At a press briefing Wednesday, ABC15 asked Mitchell if the office plans to review any more of Sponsel’s past cases.

“Obviously, that’s an active personnel matter. So, I have to be careful not to discuss the details of that,” Mitchell said. “If there is additional cases in the past, beyond the time (Sponsel) was in the First Responder Bureau, that people have concerns about or want us to look at those, we can certainly do that through the Prosecution Integrity Unit.”

Kratter told ABC15 that’s too passive and that MCAO has an affirmative duty to disclose Sponsel’s misconduct for every past and present case.

“It’s completely inadequate,”Kratter said. “If I were county attorney, I would be having the office pull every case that Sponsel ever touched. I would treat it almost like a product defect, a product liability case. And I would send a letter to every defendant and every defense attorney and say, ‘We have now learned one of our prosecutors is unethical and you may be impacted by that.’”

Sponsel’s civil attorney has not responded to ABC15’s requests for comment about the dismissal letter.

She filed a lawsuit against Maricopa County earlier this year, alleging she was defamed by Adel and other top officials. The lawsuit claims that Sponsel had a “stellar reputation” and exceptional evaluations.

But that changed because of the fallout from ABC15’s reporting.

“Soon after the Violent Protest Case Charges had been dismissed, Sponsel realized that she would become Adel’s scapegoat in order to blunt the criticism leveled by the news media, to absolve herself of any personal responsibility for bringing the charges, and to blunt the politically damaging consequences of making or approving the decision to bring the charges,” according to the lawsuit.

Other records reviewed by ABC15 show Sponsel was a go-to prosecutor inside MCAO over the years.

The office often touted her experience and used Sponsel to hold special training classes to teach police officers how to testify.

“Sponsel was training police officers how to testify,” Kratter said. “And the bench, the Superior Court of Maricopa County, was allowing her to use courtrooms so she could teach them to testify properly. This is as bankrupt as it gets.”

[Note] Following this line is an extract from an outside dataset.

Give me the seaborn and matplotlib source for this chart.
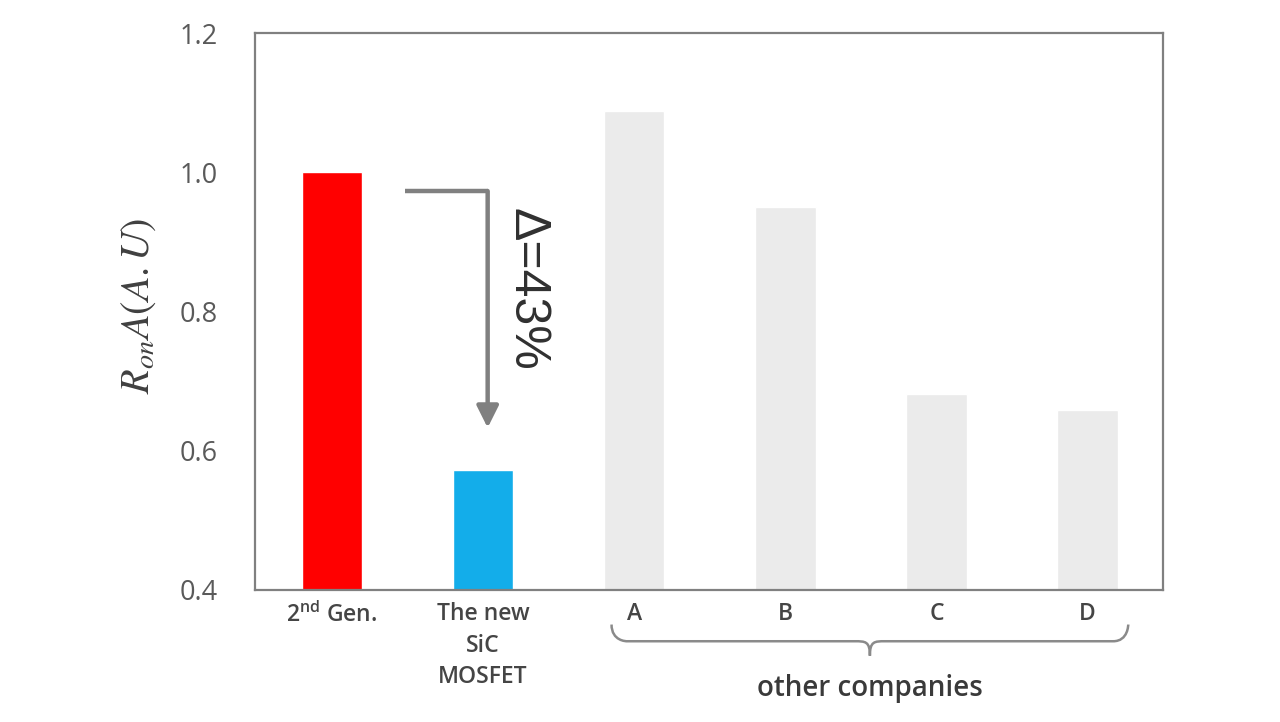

The dismissal notice against Sponsel also wrongly presents MCAO employees as a proactive and righteous force in holding her accountable for the protest cases and correcting the injustice.

“Without intervention from others in this office, it is unknown how long (a protest defendant arrested on October 17, 2020) would have been indicted before you got around to reviewing the exculpatory evidence you had,” Ahler wrote.

MCAO officials defended Sponsel’s charges in advance of ABC15’s “Politically Charged” investigation.

It was only after the station published secret grand jury transcripts and broadcast body camera and surveillance footage that the county attorney’s office took any action, according to internal text messages, emails, and other correspondence obtained by ABC15.